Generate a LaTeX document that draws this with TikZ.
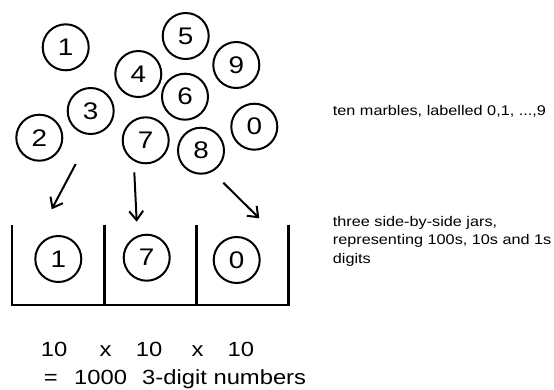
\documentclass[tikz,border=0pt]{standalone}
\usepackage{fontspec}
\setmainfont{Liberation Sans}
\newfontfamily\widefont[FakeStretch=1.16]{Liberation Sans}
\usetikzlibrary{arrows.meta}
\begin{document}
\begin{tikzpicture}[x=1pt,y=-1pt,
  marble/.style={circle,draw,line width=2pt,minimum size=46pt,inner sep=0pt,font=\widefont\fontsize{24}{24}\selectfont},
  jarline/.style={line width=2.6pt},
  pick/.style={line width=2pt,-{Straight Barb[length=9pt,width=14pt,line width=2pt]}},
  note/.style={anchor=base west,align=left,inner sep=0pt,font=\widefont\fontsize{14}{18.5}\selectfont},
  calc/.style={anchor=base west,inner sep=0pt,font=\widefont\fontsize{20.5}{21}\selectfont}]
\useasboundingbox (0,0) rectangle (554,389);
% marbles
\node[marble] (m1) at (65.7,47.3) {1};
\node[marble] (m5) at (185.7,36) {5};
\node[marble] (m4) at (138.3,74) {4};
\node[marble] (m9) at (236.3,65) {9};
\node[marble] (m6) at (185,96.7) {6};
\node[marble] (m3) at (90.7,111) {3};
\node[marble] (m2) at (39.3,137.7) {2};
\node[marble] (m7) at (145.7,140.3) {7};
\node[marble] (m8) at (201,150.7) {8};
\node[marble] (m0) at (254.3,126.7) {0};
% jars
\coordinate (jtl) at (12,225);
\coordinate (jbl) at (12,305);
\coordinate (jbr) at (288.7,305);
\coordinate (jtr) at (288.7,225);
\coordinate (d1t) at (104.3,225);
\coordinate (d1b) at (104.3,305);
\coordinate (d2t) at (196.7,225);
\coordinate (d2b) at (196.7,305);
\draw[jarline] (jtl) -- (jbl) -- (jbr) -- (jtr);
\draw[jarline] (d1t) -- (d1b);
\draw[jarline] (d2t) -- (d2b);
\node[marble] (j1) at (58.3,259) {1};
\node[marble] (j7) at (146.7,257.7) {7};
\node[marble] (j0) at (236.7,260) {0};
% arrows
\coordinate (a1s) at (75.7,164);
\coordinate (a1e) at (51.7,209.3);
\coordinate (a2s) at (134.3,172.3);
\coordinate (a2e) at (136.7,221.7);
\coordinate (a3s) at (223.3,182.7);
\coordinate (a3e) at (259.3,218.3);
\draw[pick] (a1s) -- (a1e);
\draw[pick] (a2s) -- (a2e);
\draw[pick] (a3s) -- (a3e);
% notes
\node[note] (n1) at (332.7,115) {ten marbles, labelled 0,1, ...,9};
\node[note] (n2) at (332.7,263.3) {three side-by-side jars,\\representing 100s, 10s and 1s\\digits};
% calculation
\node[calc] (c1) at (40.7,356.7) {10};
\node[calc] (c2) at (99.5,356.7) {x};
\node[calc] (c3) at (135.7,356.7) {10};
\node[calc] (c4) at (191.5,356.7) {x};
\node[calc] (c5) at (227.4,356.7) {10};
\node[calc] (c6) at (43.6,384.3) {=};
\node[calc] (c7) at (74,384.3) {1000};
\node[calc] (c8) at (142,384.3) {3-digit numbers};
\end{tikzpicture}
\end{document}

════

[Short problem]
Ignore the images and quote every line of the listing exactly.

[Final result]
Generate a LaTeX document that draws this with TikZ.
\documentclass[tikz,border=0pt]{standalone}
\usepackage{fontspec}
\setmainfont{Liberation Sans}
\newfontfamily\widefont[FakeStretch=1.16]{Liberation Sans}
\usetikzlibrary{arrows.meta}
\begin{document}
\begin{tikzpicture}[x=1pt,y=-1pt,
  marble/.style={circle,draw,line width=2pt,minimum size=46pt,inner sep=0pt,font=\widefont\fontsize{24}{24}\selectfont},
  jarline/.style={line width=2.6pt},
  pick/.style={line width=2pt,-{Straight Barb[length=9pt,width=14pt,line width=2pt]}},
  note/.style={anchor=base west,align=left,inner sep=0pt,font=\widefont\fontsize{14}{18.5}\selectfont},
  calc/.style={anchor=base west,inner sep=0pt,font=\widefont\fontsize{20.5}{21}\selectfont}]
\useasboundingbox (0,0) rectangle (554,389);
% marbles
\node[marble] (m1) at (65.7,47.3) {1};
\node[marble] (m5) at (185.7,36) {5};
\node[marble] (m4) at (138.3,74) {4};
\node[marble] (m9) at (236.3,65) {9};
\node[marble] (m6) at (185,96.7) {6};
\node[marble] (m3) at (90.7,111) {3};
\node[marble] (m2) at (39.3,137.7) {2};
\node[marble] (m7) at (145.7,140.3) {7};
\node[marble] (m8) at (201,150.7) {8};
\node[marble] (m0) at (254.3,126.7) {0};
% jars
\coordinate (jtl) at (12,225);
\coordinate (jbl) at (12,305);
\coordinate (jbr) at (288.7,305);
\coordinate (jtr) at (288.7,225);
\coordinate (d1t) at (104.3,225);
\coordinate (d1b) at (104.3,305);
\coordinate (d2t) at (196.7,225);
\coordinate (d2b) at (196.7,305);
\draw[jarline] (jtl) -- (jbl) -- (jbr) -- (jtr);
\draw[jarline] (d1t) -- (d1b);
\draw[jarline] (d2t) -- (d2b);
\node[marble] (j1) at (58.3,259) {1};
\node[marble] (j7) at (146.7,257.7) {7};
\node[marble] (j0) at (236.7,260) {0};
% arrows
\coordinate (a1s) at (75.7,164);
\coordinate (a1e) at (51.7,209.3);
\coordinate (a2s) at (134.3,172.3);
\coordinate (a2e) at (136.7,221.7);
\coordinate (a3s) at (223.3,182.7);
\coordinate (a3e) at (259.3,218.3);
\draw[pick] (a1s) -- (a1e);
\draw[pick] (a2s) -- (a2e);
\draw[pick] (a3s) -- (a3e);
% notes
\node[note] (n1) at (332.7,115) {ten marbles, labelled 0,1, ...,9};
\node[note] (n2) at (332.7,263.3) {three side-by-side jars,\\representing 100s, 10s and 1s\\digits};
% calculation
\node[calc] (c1) at (40.7,356.7) {10};
\node[calc] (c2) at (99.5,356.7) {x};
\node[calc] (c3) at (135.7,356.7) {10};
\node[calc] (c4) at (191.5,356.7) {x};
\node[calc] (c5) at (227.4,356.7) {10};
\node[calc] (c6) at (43.6,384.3) {=};
\node[calc] (c7) at (74,384.3) {1000};
\node[calc] (c8) at (142,384.3) {3-digit numbers};
\end{tikzpicture}
\end{document}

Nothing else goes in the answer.